There is a proof in the Ash/Knight book "Computable Structures and the Hyperarithmetical Hierarchy" Theorem 5.19 that states that if $Q$ is a $\Pi^1_1$-relation then $Q$ has a $\Pi^1_1$-(skolem) choice function $F$. See below:
For reference: $O$ -is Kleene's O, and $E^1_{\Sigma}$ kleene's $\Sigma^1_1$ enumeration relation.
Theorem 5.19: Let $Q$ be a $\Pi^1_1$ binary relation. Then there is a $\Pi^1_1$ function $F$ such that $F \subseteq Q$ and $\forall x [\exists y Q(x,y) \rightarrow Q(x,F(x))]$
Proof. Say $Q \leq_m O$ via $g$. For each $x$ we define $F(x)=y$ so that the ordinal $|g(x,y)|_O=\beta$ is as small as possible, and $y$ is the least such that $|g(x,y)|_O=\beta$. By earlier theorems, there is a partial computable function $h$ such that for $u \in O$, $h(u)$ is a $\Sigma^1_1$ index for $\{v \in O : |v|_O \leq |u|_O \}$. Let $F(x)=y$ if and only if
(1) $Q(x,y)$
(2) $\forall z [ Q(x,z) \rightarrow E^1_{\Sigma}(h(g(x,z)), g(x,y)]$ $ \ $ (ensures $|g(x,y)|_O=\beta$ is as small as possible)
(3) $\forall z [ Q(x,z) \wedge E^1_{\Sigma}(h(g(x,y)),g(x,z))\rightarrow y \leq z )]$ $ \ $(ensures that $y$ is the least such that $|g(x,y)|=\beta$.)
It is clear from the definition that $F$ has all the desired properties. (END PROOF)
Here is how I see it:
- Clearly this relation is $\Pi^1_1$ by definition.

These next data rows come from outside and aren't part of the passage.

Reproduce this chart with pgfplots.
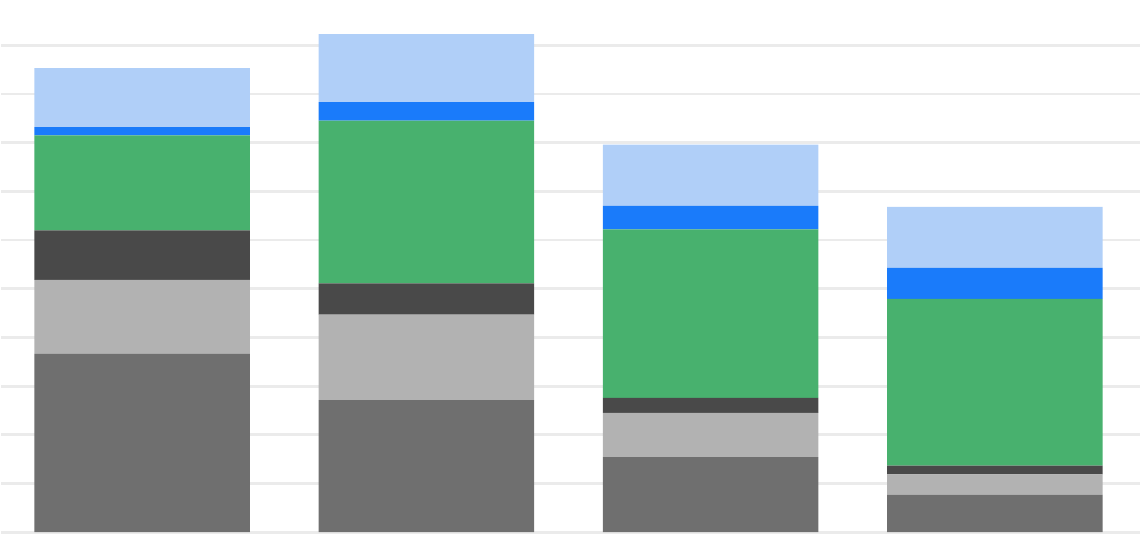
\documentclass[border=0pt]{standalone}
\usepackage{pgfplots}
\pgfplotsset{compat=1.18}
\definecolor{cDG}{HTML}{6F6F6F}
\definecolor{cLG}{HTML}{B2B2B2}
\definecolor{cDK}{HTML}{494949}
\definecolor{cGR}{HTML}{48B16E}
\definecolor{cBL}{HTML}{1A7BFA}
\definecolor{cLB}{HTML}{B0CFF8}
\definecolor{cGrid}{HTML}{EBEBEB}
\begin{document}
\begin{tikzpicture}
\begin{axis}[
  scale only axis,
  width=11.41cm, height=5.35cm,
  xmin=-0.495, xmax=3.509,
  ymin=-0.03, ymax=10.93,
  ybar stacked,
  bar width=0.758,
  xtick=\empty,
  ytick={0,1,...,10},
  yticklabels={},
  ymajorgrids,
  grid style={cGrid, line width=0.8pt},
  major tick length=0pt,
  axis line style={draw=none},
  tick label style={overlay},
  clip=true,
]
\addplot[fill=cDG, draw=none] coordinates {(0,3.66) (1,2.71) (2,1.54) (3,0.77)};
\addplot[fill=cLG, draw=none] coordinates {(0,1.52) (1,1.76) (2,0.91) (3,0.42)};
\addplot[fill=cDK, draw=none] coordinates {(0,1.02) (1,0.64) (2,0.31) (3,0.18)};
\addplot[fill=cGR, draw=none] coordinates {(0,1.95) (1,3.34) (2,3.46) (3,3.42)};
\addplot[fill=cBL, draw=none] coordinates {(0,0.17) (1,0.38) (2,0.48) (3,0.64)};
\addplot[fill=cLB, draw=none] coordinates {(0,1.21) (1,1.40) (2,1.26) (3,1.25)};
\path (rel axis cs:0,0) rectangle (rel axis cs:1,1);
\end{axis}
\end{tikzpicture}
\end{document}
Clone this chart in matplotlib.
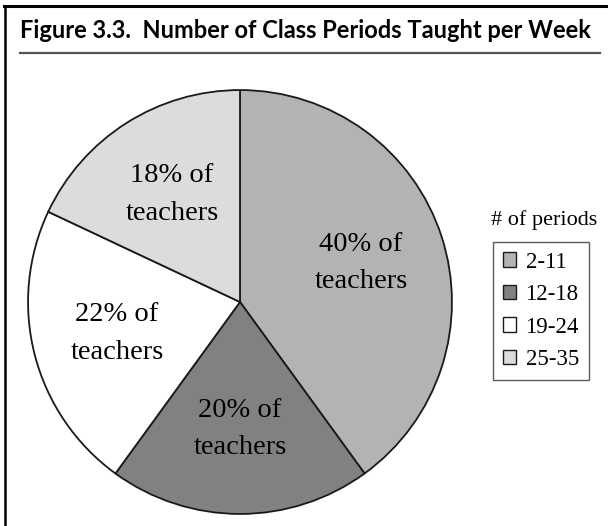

- Looking inside the brackets we have $[\neg Q(x,z) \vee E^1_{\Sigma}(h(g(x,z)),g(x,y)]$. Since $Q$ is $\Pi^1_1$ then $\neg Q$ is $\Sigma^1_1$, and since $E^1_{\Sigma}$ is $\Sigma^1_1$ whats inside the brackets is $\Sigma^1_1$. Since $\forall z$ quantifies over natural numbers and not a function, thus the stipulation in (2) is $\Sigma^1_1$
Right away, since (1) is $\Pi^1_1$ and (2) is $\Sigma^1_1$ if they are satisfied together, this makes $F$ at least $\Delta^1_2$. What am I getting wrong?